A particular class of guides are those employed in mountaineering; these are not merely to show the way but stand in the position of professional climbers with an expert knowledge of rock and snowcraft, which they impart to the amateur, at the same time assuring the safety of the climbing party in dangerous expeditions. This professional class of guides arose in the middle of the 19th century when Alpine climbing became recognized as a sport (see Mountaineering). It is thus natural to find that the Alpine guides have been requisitioned for mountaineering expeditions all over the world. In climbing in Switzerland, the central committee of the Swiss Alpine Club issues a guides’ tariff which fixes the charges for guides and porters; there are three sections, for the Valais and Vaudois Alps, for the Bernese Oberland, and for central and eastern Switzerland. The names of many of the great guides have become historical. In Chamonix a statue has been raised to Jacques Balmat, who was the first to climb Mont Blanc in 1786. Of the more famous guides since the beginning of Alpine climbing may be mentioned Auguste Balmat, Michel Cros, Maquignay, J. A. Carrel, who went with E. Whymper to the Andes, the brothers Lauener, Christian Almer and Jakob and Melchior Anderegg.

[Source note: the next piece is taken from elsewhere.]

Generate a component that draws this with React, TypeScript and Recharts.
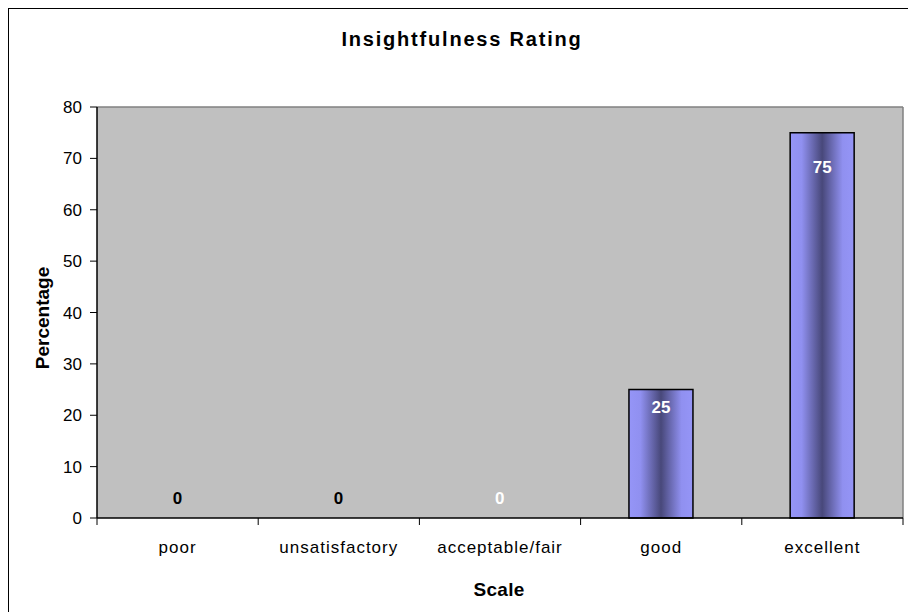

“Guide” is also applied to a book, in the sense of an elementary primer on some subject, or of one giving full information for travellers of a country, district or town. In mechanical usage, the term “guide” is of wide application, being used of anything which steadies or directs the motion of an object, as of the “leading” screw of a screw-cutting lathe, of a loose pulley used to steady a driving-belt, or of the bars or rods in a steam-engine which keep the sliding blocks moving in a straight line. The doublet “guy” is thus used of a rope which steadies a sail when it is being raised or lowered, or of a rope, chain or stay supporting a funnel, mast, derrick, &c.